- SUPPLIED MATERIAL:

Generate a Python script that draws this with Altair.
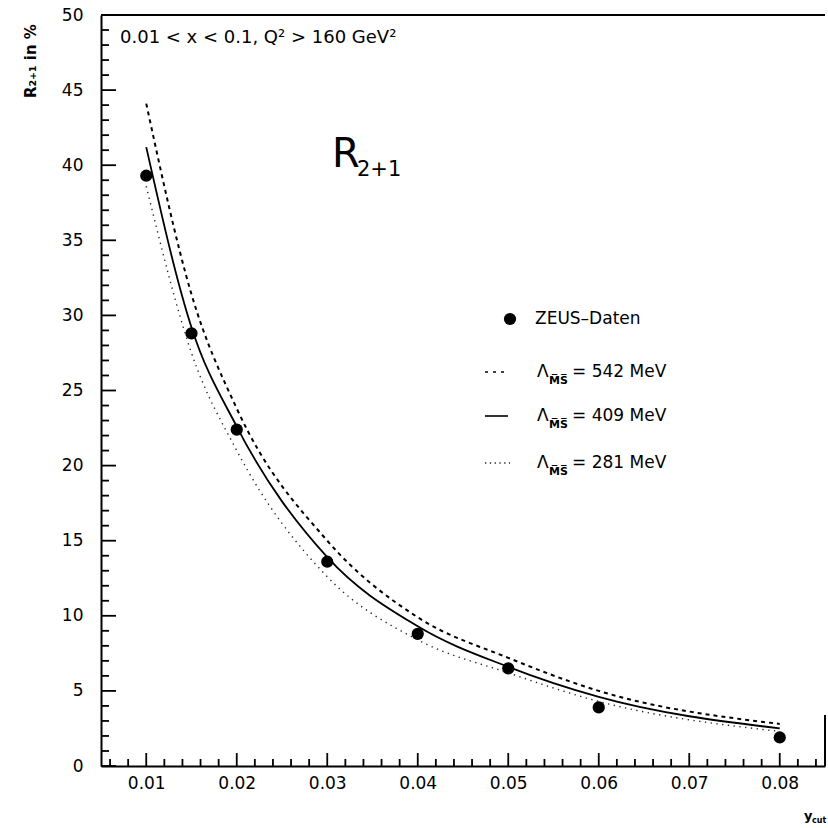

* * *

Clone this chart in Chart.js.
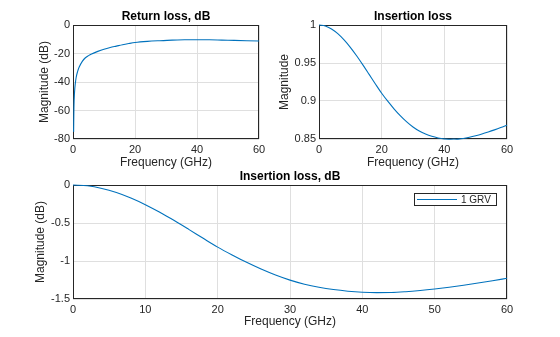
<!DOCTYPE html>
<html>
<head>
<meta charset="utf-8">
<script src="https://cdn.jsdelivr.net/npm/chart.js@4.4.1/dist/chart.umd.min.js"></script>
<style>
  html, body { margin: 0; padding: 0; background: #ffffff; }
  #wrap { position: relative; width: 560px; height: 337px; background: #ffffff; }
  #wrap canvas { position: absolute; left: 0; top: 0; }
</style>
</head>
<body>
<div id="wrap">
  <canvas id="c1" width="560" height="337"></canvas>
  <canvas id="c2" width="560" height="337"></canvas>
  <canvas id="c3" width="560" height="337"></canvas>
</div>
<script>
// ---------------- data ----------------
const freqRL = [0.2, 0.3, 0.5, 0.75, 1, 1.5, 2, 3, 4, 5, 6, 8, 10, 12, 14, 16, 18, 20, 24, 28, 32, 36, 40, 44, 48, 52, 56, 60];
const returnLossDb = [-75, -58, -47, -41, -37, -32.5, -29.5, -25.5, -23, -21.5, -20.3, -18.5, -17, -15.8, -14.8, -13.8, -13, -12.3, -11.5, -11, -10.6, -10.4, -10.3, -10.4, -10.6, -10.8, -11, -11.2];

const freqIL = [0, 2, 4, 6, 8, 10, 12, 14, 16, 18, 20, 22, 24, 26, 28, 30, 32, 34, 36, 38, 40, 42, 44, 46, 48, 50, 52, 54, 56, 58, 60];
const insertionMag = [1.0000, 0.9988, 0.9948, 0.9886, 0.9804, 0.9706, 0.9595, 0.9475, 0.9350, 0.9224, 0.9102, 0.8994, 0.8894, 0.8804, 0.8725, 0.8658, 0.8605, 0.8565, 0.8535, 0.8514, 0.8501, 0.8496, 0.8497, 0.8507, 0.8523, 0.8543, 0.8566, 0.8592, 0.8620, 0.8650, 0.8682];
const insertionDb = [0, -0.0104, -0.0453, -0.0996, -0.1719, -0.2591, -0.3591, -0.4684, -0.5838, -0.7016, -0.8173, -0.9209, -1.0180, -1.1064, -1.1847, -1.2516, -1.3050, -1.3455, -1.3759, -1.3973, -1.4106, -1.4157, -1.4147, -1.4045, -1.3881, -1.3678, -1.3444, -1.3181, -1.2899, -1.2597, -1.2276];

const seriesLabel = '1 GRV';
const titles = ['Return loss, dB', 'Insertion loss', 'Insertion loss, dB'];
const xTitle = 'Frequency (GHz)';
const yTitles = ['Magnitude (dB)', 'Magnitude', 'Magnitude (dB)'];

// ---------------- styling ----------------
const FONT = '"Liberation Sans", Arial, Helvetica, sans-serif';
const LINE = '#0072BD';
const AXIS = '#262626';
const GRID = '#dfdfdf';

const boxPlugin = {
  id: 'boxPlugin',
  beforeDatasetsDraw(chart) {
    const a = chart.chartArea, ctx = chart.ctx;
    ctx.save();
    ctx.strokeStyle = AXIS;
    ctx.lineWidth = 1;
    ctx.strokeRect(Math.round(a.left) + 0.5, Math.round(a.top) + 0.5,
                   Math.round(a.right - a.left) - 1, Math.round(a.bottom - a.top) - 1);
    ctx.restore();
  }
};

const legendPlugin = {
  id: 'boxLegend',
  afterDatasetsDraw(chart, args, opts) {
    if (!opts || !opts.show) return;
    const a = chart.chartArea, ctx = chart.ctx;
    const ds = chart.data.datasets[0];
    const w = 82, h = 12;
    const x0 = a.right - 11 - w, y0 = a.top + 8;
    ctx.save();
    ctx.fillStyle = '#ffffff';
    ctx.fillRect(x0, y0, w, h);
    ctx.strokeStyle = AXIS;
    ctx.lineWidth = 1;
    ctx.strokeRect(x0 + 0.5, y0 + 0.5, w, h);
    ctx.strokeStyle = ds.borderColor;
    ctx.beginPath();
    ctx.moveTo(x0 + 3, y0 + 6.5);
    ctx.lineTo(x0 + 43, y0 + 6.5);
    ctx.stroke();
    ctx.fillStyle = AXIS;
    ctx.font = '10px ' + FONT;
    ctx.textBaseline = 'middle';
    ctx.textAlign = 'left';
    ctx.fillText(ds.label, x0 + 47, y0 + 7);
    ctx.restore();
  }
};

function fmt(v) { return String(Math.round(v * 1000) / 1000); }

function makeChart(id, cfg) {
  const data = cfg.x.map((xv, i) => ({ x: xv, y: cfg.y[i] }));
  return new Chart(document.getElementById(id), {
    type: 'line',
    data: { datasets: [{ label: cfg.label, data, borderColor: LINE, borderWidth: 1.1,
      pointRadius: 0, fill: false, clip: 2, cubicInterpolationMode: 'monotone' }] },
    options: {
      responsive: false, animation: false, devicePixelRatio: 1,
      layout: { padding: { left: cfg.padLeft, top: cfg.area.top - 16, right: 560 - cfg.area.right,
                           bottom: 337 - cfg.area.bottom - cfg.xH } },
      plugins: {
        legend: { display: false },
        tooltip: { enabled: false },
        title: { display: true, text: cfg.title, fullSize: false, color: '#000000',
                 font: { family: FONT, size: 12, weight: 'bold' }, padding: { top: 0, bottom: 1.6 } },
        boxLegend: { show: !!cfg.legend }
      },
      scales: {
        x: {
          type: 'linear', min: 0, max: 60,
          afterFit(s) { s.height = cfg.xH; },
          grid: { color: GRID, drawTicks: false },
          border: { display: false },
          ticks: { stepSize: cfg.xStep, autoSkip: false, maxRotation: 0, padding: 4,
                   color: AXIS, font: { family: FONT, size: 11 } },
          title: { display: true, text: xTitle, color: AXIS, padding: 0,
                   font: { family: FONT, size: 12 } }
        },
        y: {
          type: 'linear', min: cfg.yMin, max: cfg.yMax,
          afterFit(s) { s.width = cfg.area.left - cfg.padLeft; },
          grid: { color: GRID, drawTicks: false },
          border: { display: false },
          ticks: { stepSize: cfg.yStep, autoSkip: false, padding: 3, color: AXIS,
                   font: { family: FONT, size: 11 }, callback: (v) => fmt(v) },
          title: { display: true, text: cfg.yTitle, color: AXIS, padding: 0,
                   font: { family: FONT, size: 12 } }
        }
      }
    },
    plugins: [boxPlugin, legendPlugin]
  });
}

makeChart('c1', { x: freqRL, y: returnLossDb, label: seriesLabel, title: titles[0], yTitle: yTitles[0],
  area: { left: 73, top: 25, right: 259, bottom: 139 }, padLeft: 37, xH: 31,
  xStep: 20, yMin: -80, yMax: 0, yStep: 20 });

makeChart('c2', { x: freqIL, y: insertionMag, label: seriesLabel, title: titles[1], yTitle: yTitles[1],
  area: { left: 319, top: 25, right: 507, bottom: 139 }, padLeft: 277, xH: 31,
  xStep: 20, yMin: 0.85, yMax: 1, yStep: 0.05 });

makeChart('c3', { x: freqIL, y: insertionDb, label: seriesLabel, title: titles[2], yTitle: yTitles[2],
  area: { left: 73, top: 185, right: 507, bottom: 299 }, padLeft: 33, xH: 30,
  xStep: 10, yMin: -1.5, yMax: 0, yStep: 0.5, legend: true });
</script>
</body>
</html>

...

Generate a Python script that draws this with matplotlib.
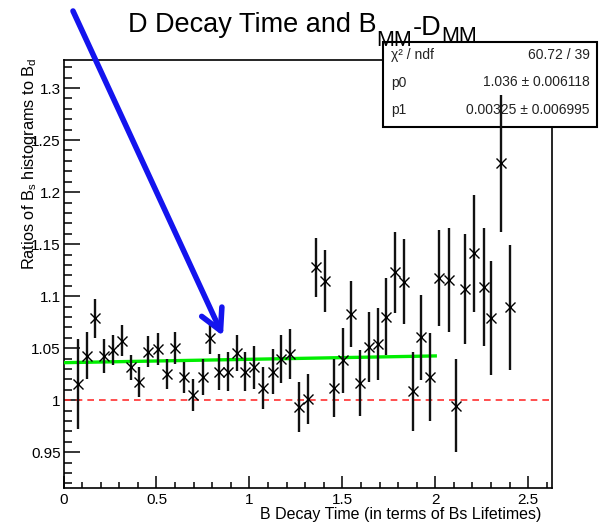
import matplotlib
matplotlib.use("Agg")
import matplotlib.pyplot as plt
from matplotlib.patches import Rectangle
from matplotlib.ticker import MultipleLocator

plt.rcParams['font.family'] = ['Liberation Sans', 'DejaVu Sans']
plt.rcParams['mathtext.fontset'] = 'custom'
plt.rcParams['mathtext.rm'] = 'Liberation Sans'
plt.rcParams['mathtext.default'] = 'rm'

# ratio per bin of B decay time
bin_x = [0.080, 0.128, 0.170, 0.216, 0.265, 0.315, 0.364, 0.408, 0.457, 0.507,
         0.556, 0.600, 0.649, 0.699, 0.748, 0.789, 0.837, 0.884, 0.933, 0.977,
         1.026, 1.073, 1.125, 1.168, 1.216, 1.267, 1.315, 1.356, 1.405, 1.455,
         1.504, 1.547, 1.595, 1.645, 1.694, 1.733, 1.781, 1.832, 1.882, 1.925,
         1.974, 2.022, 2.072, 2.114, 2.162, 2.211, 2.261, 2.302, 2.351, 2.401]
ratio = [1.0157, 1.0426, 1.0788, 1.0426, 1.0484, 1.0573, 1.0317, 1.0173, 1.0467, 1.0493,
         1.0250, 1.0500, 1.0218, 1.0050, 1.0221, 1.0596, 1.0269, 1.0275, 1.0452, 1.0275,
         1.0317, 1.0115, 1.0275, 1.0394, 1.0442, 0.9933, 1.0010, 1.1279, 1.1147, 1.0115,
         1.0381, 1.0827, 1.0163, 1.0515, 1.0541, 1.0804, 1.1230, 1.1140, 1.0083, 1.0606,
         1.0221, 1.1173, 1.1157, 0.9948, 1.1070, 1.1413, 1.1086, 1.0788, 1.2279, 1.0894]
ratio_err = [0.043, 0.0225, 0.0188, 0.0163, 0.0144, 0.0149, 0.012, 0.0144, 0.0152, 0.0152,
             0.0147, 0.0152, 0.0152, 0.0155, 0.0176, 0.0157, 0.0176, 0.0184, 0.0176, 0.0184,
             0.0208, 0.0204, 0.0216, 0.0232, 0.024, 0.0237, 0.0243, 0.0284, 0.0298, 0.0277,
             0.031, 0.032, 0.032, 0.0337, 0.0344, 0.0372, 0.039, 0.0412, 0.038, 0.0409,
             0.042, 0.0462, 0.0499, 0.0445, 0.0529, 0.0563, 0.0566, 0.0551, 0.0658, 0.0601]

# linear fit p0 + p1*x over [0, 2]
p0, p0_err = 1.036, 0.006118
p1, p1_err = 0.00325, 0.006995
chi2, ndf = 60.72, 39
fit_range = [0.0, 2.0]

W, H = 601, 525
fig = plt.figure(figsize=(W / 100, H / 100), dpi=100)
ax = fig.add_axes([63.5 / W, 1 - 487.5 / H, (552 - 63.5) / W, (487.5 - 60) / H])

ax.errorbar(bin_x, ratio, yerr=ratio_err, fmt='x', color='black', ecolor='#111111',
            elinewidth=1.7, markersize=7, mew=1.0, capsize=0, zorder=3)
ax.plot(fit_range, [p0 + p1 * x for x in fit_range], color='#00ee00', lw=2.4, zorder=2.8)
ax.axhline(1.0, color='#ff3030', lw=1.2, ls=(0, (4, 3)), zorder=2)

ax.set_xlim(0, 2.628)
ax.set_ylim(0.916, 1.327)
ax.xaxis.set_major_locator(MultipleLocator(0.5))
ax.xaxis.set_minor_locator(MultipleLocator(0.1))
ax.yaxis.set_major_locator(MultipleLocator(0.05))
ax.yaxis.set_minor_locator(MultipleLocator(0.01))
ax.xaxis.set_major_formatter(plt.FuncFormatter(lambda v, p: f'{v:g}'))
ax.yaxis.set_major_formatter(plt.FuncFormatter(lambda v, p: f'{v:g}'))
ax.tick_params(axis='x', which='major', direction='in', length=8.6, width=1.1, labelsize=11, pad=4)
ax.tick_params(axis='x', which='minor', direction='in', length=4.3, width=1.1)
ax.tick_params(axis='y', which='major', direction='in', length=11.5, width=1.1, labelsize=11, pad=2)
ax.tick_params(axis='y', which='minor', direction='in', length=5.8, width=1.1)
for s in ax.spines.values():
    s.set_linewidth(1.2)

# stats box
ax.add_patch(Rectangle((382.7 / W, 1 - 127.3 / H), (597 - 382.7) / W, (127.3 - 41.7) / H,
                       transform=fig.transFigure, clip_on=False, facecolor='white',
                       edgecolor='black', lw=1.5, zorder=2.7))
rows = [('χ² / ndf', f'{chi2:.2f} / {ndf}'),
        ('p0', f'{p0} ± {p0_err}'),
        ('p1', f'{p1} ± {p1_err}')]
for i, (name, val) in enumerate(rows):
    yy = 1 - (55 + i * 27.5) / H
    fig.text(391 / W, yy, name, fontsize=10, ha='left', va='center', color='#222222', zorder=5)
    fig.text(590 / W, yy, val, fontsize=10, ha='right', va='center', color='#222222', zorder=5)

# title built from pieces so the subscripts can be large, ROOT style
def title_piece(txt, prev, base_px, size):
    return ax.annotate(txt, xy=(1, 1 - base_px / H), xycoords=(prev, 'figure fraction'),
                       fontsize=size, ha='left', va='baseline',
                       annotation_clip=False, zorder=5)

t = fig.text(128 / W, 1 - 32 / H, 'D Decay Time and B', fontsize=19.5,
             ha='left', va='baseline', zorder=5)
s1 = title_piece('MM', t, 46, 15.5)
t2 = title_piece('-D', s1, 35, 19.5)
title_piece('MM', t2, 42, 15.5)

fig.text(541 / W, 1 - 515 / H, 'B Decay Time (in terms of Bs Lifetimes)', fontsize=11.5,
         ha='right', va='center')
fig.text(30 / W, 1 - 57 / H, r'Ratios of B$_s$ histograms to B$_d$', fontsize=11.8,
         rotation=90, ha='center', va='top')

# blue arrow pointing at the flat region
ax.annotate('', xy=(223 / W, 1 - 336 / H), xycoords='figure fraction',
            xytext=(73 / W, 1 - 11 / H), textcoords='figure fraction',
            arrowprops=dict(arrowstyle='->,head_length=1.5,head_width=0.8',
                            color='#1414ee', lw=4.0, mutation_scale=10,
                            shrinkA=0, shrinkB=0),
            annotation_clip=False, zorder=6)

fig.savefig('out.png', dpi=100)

- REQUEST:
Write only the number of lines in the records that include the word "this".

- OUTPUT:
3